Ms. Warren is currently one of the loudest voices demanding President Trump be impeached. It does not appear to be helping her efforts at the moment.

A new Economist/YouGov poll finds Ms. Warren ranks eighth is popularity among Democrats, bested by Mr. Biden at No. 1, followed by Sen. Bernard Sanders, former Rep. Beto O’Rourke, Sen. Kamala D. Harris, Sen. Cory A. Booker, South Bend, Indiana, Mayor Pete Buttigieg and Sen. Amy Klobuchar. Among all Americans, Ms. Warren has a 39% unfavorable opinion, a 34% favorable review — and 28% “don’t know.”


Florida Gov. Ron DeSantis is asking colleges and universities in his state to adopt free speech resolutions to protect and promote free expression on campus — despite calls from the politically correct crowd to do otherwise. Mr. DeSantis hopes to follow the University of Chicago’s “Chicago Statement,” which calls for “free, robust, and uninhibited debate and deliberation” on campus — an idea also supported by President Trump.

“As elected leaders, we have a responsibility to ensure our constitutional freedoms extend to our state’s educational institutions and are not encumbered. It is imperative for the future of our society that our state colleges and universities protect a culture of free speech. The role of the university is not to shield students from speech that make them uncomfortable. The cure for speech that one disagrees with lies not in prescription, but in open debate and free inquiry,” Mr.

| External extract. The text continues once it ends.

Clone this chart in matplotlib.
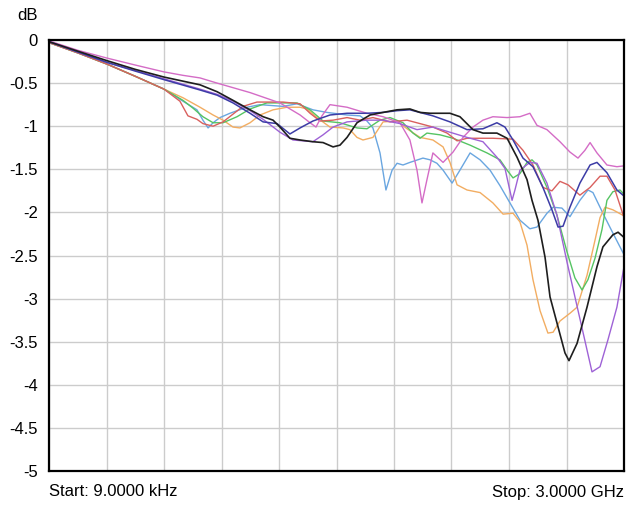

DeSantis said at a recent press conference at Florida State University.

Bob McClure, president and CEO of the James Madison Institute, said he too supports open-minded college culture — as well as a strategic response to “speech-bullying by those seeking to drown out viewpoints they oppose.”


65% of Americans say “the use of marijuana” should be legalized; 56% of Republicans, 66% of independents and 72% of Democrats agree.

56% overall say that a presidential candidate’s take on marijuana legalization would not influence their vote; 54% of Republicans, 53% of independents and 61% of Democrats agree.

55% overall say they have tried marijuana; 51% of Republicans, 57% of independents and 57% of Democrats agree.

52% overall say marijuana legalization could be good for the economy; 40% of Republicans, 59% of independents and 54% of Democrats agree.

26% overall say marijuana legalization would increase violent crime; 38% of Republicans, 23% of independents and 20% of Democrats agree.